Analysis of the Goddard cloud-ensemble (GCE) model output forced by observational data over the tropical western Pacific and eastern tropical North Atlantic has shown that ocean surface latent and sensible heat fluxes averaged in a typical global model grid box are well reproduced using bulk algorithms with grid-box average scalar wind speed but could be significantly underestimated under weak wind conditions using average vector wind speed. This is consistent with previous observational and modeling studies. The difference between scalar and vector wind speeds represents the subgrid wind variability (or wind gustiness) that is contributed by boundary layer large eddies, convective precipitation, and cloudiness.
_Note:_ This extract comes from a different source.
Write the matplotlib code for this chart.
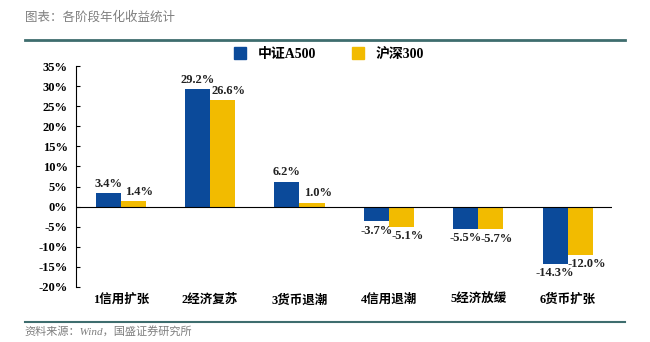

Based on the GCE data analysis for a case over the tropical western Pacific, a simple parameterization for wind gustiness has been developed that considers the above three factors. This scheme is found to fit well the GCE data for two other cases over the tropical western Pacific and eastern tropical North Atlantic. Its fit is also much better than that of the traditional approach that considers the contribution to wind gustiness of boundary layer large eddies alone. A simple formulation has also been developed to account for the dependence of our parameterization on spatial scales (or model grid size). Together, our preliminary parameterization can be easily implemented into weather and climate models with various horizontal resolutions.

References:

Zeng, X. Q. Zhang, D. Johnson, and W.-K. Tao, 2002: Parameterization of wind gustiness for the computation of ocean surface fluxes at different spatial scales. Mon. Wea. Rev., 130, 2125-2133 (August 2002 issue).